Em outro córner, a banca internacional permanece cética. A grande maioria, justificadamente, não acredita mais na sustentabilidade do sistema cambial da Argentina. O déficit externo em conta corrente ganhou dimensão estrutural, dada a sobrevalorização da taxa de câmbio e o pesado fluxo de remessas para o serviço da massa de dívidas acumuladas. De outro lado, a solvência da dívida doméstica, dolarizada, também ficou insuportável a médio prazo em decorrência de juros elevadíssimos. Nessas condições, não faz nenhum sentido empenhar mais crédito para salvar um doente terminal. Apenas os bancos mais comprometidos (JP Morgan e os espanhóis) -para salvarem a própria pele- defendem uma grande operação de salvamento. Empenharam-se por isso na campanha de lobby político em prol do apoio à Argentina.
O governo Bush aparentemente mudou sua posição inflexível. Depois de ter decidido "deixar quebrar para depois ajudar", o Tesouro americano sinalizou ao Fundo Monetário Internacional que deveria dar uma "última chance" à Argentina. Um novo pacote financeiro está sendo urdido e pode ser anunciado nos próximos dias. O FMI despejaria cerca de US$ 6 bilhões aos quais se somariam US$ 2 bilhões do BID e do Bird, US$ 2,5 bilhões dos bancos privados e mais recursos dos governos do G-7 (destacando-se uma contribuição substancial da Espanha). No total, seria algo próximo a US$ 13 bilhões. Não há, contudo, motivo para comemorações.
O diagnóstico dos bancos não mudou, e o ceticismo permanece. Para o governo dos EUA, há uma dose impalatável de moral "hazard" envolvida nessa operação. Se for apenas para manter, artificialmente, um sistema moribundo, é muito provável que venha a se inviabilizar a montagem do pacote de ajuda. Será o caos.
De outro lado, se formulado como um suporte efetivo para mudar o sistema monetário e para criar um novo regime cambial, é possível que o apoio se concretize em escala convincente. Mas, neste caso, o novo acordo será trabalhoso e sua formulação, controversa, dadas as diferenças entre as visões da equipe do FMI e do governo americano. O Fundo quer garantias estritas de cumprimento de duras metas fiscais (o que é um equívoco nas atuais circunstâncias, pois agravará a recessão), e o Tesouro dos EUA exige que os novos recursos fiquem congelados na forma de "reservas argentinas" para não dar porta de saída aos bancos privados (dos quais exige dinheiro novo).

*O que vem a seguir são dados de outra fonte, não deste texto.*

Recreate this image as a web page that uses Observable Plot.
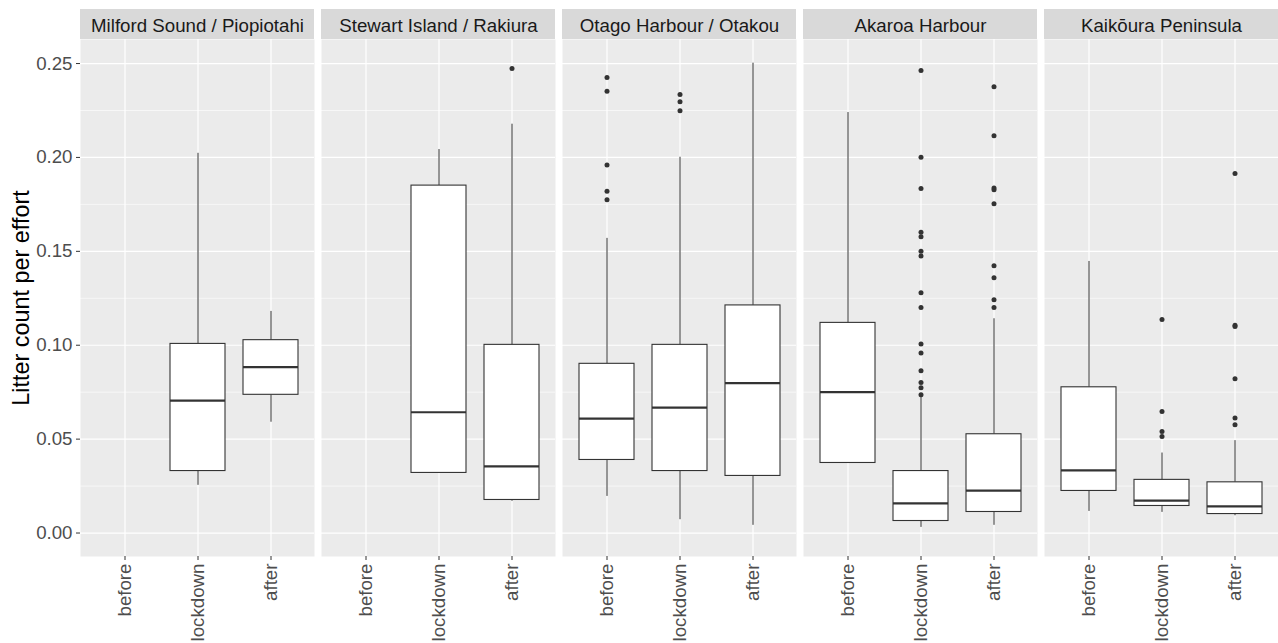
<!DOCTYPE html>
<html>
<head>
<meta charset="utf-8">
<script src="https://cdn.jsdelivr.net/npm/d3@7"></script>
<script src="https://cdn.jsdelivr.net/npm/@observablehq/plot@0.6"></script>
<style>
  html, body { margin: 0; padding: 0; background: #fff; }
  #chart svg { display: block; }
</style>
</head>
<body>
<div id="chart"></div>
<script>
// Facets (sites) and within-facet categories (periods)
const sites = [
  "Milford Sound / Piopiotahi",
  "Stewart Island / Rakiura",
  "Otago Harbour / Otakou",
  "Akaroa Harbour",
  "Kaikōura Peninsula"
];
const periods = ["before", "lockdown", "after"];

// Box summaries: one entry per box (whisker ends, quartiles, median)
const boxSite   = [0, 0, 1, 1, 2, 2, 2, 3, 3, 3, 4, 4, 4];
const boxPeriod = ["lockdown", "after", "lockdown", "after", "before", "lockdown", "after", "before", "lockdown", "after", "before", "lockdown", "after"];
const boxLow    = [0.0254, 0.0590, 0.0320, 0.0169, 0.0195, 0.0071, 0.0041, 0.0373, 0.0030, 0.0041, 0.0115, 0.0110, 0.0092];
const boxQ1     = [0.0330, 0.0736, 0.0320, 0.0176, 0.0389, 0.0330, 0.0304, 0.0373, 0.0064, 0.0112, 0.0224, 0.0144, 0.0101];
const boxMedian = [0.0705, 0.0883, 0.0643, 0.0355, 0.0609, 0.0668, 0.0798, 0.0750, 0.0158, 0.0226, 0.0334, 0.0172, 0.0142];
const boxQ3     = [0.1007, 0.1027, 0.1850, 0.1002, 0.0901, 0.1002, 0.1212, 0.1119, 0.0330, 0.0526, 0.0776, 0.0283, 0.0270];
const boxHigh   = [0.2022, 0.1180, 0.2042, 0.2177, 0.1569, 0.2001, 0.2502, 0.2239, 0.0727, 0.1141, 0.1446, 0.0426, 0.0492];

// Outlying observations
const outSite   = [1, 2, 2, 2, 2, 2, 2, 2, 2,
                   3, 3, 3, 3, 3, 3, 3, 3, 3, 3, 3, 3, 3, 3, 3,
                   3, 3, 3, 3, 3, 3, 3, 3, 3,
                   4, 4, 4, 4,
                   4, 4, 4, 4, 4, 4];
const outPeriod = ["after", "before", "before", "before", "before", "before", "lockdown", "lockdown", "lockdown",
                   "lockdown", "lockdown", "lockdown", "lockdown", "lockdown", "lockdown", "lockdown", "lockdown", "lockdown", "lockdown", "lockdown", "lockdown", "lockdown", "lockdown", "lockdown",
                   "after", "after", "after", "after", "after", "after", "after", "after", "after",
                   "lockdown", "lockdown", "lockdown", "lockdown",
                   "after", "after", "after", "after", "after", "after"];
const outValue  = [0.2473, 0.2425, 0.2353, 0.1960, 0.1820, 0.1775, 0.2335, 0.2297, 0.2249,
                   0.2463, 0.2001, 0.1834, 0.1601, 0.1578, 0.1500, 0.1475, 0.1279, 0.1201, 0.1006, 0.0959, 0.0864, 0.0801, 0.0773, 0.0736,
                   0.2377, 0.2116, 0.1837, 0.1828, 0.1754, 0.1423, 0.1359, 0.1242, 0.1201,
                   0.1137, 0.0647, 0.0540, 0.0514,
                   0.1914, 0.1107, 0.1100, 0.0821, 0.0613, 0.0576];

// Axis ticks
const yMajor = [0, 0.05, 0.10, 0.15, 0.20, 0.25];
const yMinor = [0.025, 0.075, 0.125, 0.175, 0.225];
const yTitle = "Litter count per effort";

// Tables built from the arrays above
const boxes = boxSite.map((s, i) => ({
  site: sites[s], period: boxPeriod[i],
  low: boxLow[i], q1: boxQ1[i], median: boxMedian[i], q3: boxQ3[i], high: boxHigh[i]
}));
const outliers = outSite.map((s, i) => ({site: sites[s], period: outPeriod[i], value: outValue[i]}));

// Layout
const width = 1278, height = 643;
const margin = {top: 39, right: 0, bottom: 87, left: 80};
const yDomain = [-0.0125, 0.2628];
const stripHeight = 30;
const unitsPerPx = (yDomain[1] - yDomain[0]) / (height - margin.top - margin.bottom);
const stripTop = yDomain[1] + stripHeight * unitsPerPx;
const stripMid = yDomain[1] + (stripHeight / 2) * unitsPerPx;

const ink = "#333333";
const tickText = "#4D4D4D";

const chart = Plot.plot({
  width, height,
  marginTop: margin.top, marginRight: margin.right,
  marginBottom: margin.bottom, marginLeft: margin.left,
  style: {fontFamily: "'Liberation Sans', Arial, sans-serif", background: "#fff", overflow: "visible"},
  fx: {domain: sites, paddingInner: 7 / 241, paddingOuter: 0, axis: null, label: null},
  x: {domain: periods, paddingInner: 0.25, paddingOuter: 0.225, axis: null, label: null},
  y: {domain: yDomain, axis: null, label: null},
  marks: [
    // panel background and strips
    Plot.frame({fill: "#EBEBEB"}),
    Plot.rect(sites, {fx: d => d, y1: yDomain[1], y2: stripTop, fill: "#D9D9D9"}),
    Plot.text(sites, {fx: d => d, y: stripMid, dy: 2, text: d => d, fill: "#1A1A1A", fontSize: 18.7}),

    // grid
    Plot.gridY(yMinor, {stroke: "#fff", strokeOpacity: 1, strokeWidth: 0.6}),
    Plot.gridY(yMajor, {stroke: "#fff", strokeOpacity: 1, strokeWidth: 1.2}),
    Plot.gridX({stroke: "#fff", strokeOpacity: 1, strokeWidth: 1.2}),

    // axes
    Plot.axisY({ticks: yMajor, tickFormat: d3.format(".2f"), tickSize: 4, tickPadding: 4,
                fontSize: 18.7, stroke: ink, fill: tickText, label: null}),
    Plot.axisX({tickRotate: -90, tickSize: 4, tickPadding: 3, fontSize: 18.7,
                stroke: ink, fill: tickText, label: null}),
    Plot.text([yTitle], {fx: () => sites[0], frameAnchor: "left", dx: -59, rotate: -90,
                         textAnchor: "middle", text: d => d, fontSize: 23.4, fill: "#000"}),

    // whiskers
    Plot.ruleX(boxes, {fx: "site", x: "period", y1: "low", y2: "q1", stroke: ink, strokeWidth: 1}),
    Plot.ruleX(boxes, {fx: "site", x: "period", y1: "q3", y2: "high", stroke: ink, strokeWidth: 1}),
    // boxes
    Plot.barY(boxes, {fx: "site", x: "period", y1: "q1", y2: "q3", fill: "#fff", stroke: ink, strokeWidth: 1.1}),
    // medians
    Plot.tickY(boxes, {fx: "site", x: "period", y: "median", stroke: ink, strokeWidth: 2.2}),
    // outliers
    Plot.dot(outliers, {fx: "site", x: "period", y: "value", r: 2.5, fill: ink, stroke: null})
  ]
});

document.getElementById("chart").appendChild(chart);
</script>
</body>
</html>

Um desenho plausível da mudança teria os seguintes contornos: 1) sobrevida (possível ?) do "status quo" até as eleições de outubro, 2) preparação de um regime de flutuação do peso, com desvalorização controlada, evitando-se um "overshooting" agudo, o que exigiria forte restrição quantitativa da liquidez e juros inicialmente bastante elevados sobre ativos em pesos, 3) manutenção de algum grau de conversibilidade, viabilizado pelo aporte de recursos externos em grande escala, 4) reestruturação negociada das dívidas externa e interna com "writte off" e ampliação de prazos; 5) os ganhos com essas reestruturações permitiriam ao Tesouro argentino absorver parcialmente o forte impacto negativo da depreciação cambial sobre a situação patrimonial das famílias e empresas (as dívidas privadas seriam refinanciadas com taxa de câmbio arbitrada, prazos alongados e juros sustentáveis). Esse é o plano B, possível, doloroso sem dúvida, mas menos ruim do que uma quebradeira caótica. A intensidade das perdas e dos sacrifícios pode estar sendo, a esta hora, calibrada na frieza dos gabinetes do FMI e do Departamento do Tesouro.


Luciano Coutinho, 54, é professor titular do Instituto de Economia da Universidade de Campinas (Unicamp). Foi secretário-geral do Ministério da Ciência e Tecnologia (1985/88).